Thirty-six years after taking the Queen's Shilling, Benn retired to a terraced home at 20 Cranworth Road, Worthing, on a pension of ten pence a day, increasing to two shillings in 1901, plus a special allowance of four pence a day for his wounds.

He was much respected and became an instructor with the local territorials.

He died on August 21, 1908, aged 78, leaving a virtually destitute widow and we can only hope the town helped her financially.

He was buried with full military honours in a coffin of polished elm with brass fittings, covered by the Union Flag, with his medals, sword and helmet resting on top.

The funeral cortege started at his home and wound its way to St George's Church, where it was met by the local company of Sussex Territorials, 44-strong.

The West Tarring Brass Band played the Dead March as the procession moved off along Brighton Road, Chapel Road and Teville Road to the cemetery.

A firing party discharged three volleys over his grave and the last post was sounded by buglers, closing the final chapter on a remarkable life.

In 1855, William Henry Cecil George Pechell, who was born at Castle Goring, fell during the Crimean War leading his men to repel an attack by the Russians on the advanced trenches before Sebastopol.

After his death on September 3, his body was shipped back to England and buried at Angmering Churchyard.

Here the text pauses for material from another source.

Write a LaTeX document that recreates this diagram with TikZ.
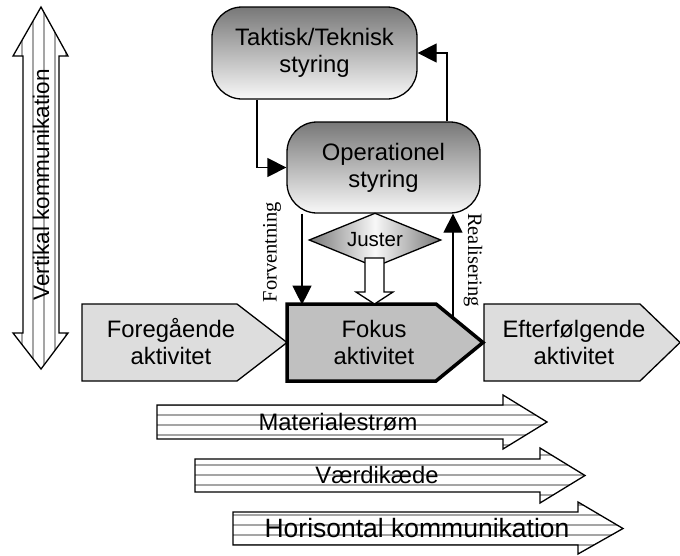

There is a stone plaque recording his life in St Mary's Church, Goring.

In 1854, a private in the 19th Foot, from Worthing, who fought at the battle of Alma in the Crimea, where his regiment suffered severely, wrote a letter to his mother about his experiences.

Sadly, his name is lost to history, but he penned the following from his camp near Sebastopol: "Dear mother, I have to tell you that we are near Sebastopol, and the shot and shell are flying about us like hail.

"As good luck is, they do not hurt anyone. We are at work at entrenchments close to the walls and I could jerk a stone into the town on the top of the people.

"They fire on us with their big guns every night, and they are no joke mind you, for the shot are 56-pounders. We are up five or six nights a week, and what is worst of all, we get green coffee, and when we should be sleeping or eating we have that to burn and pound.

"I don't know how we shall get on, for we have a queer task to do and no mistake. There is a talk that we are to make an attack tomorrow morning; so if you do not hear from me any more you must write to the War Office, and enquire whether I am dead or not. You must put my number 2462, and tell them the regiment I belong to; and if they tell you I am dead, you must write for the money that is coming to me.

"But I hope, please God, to come back again."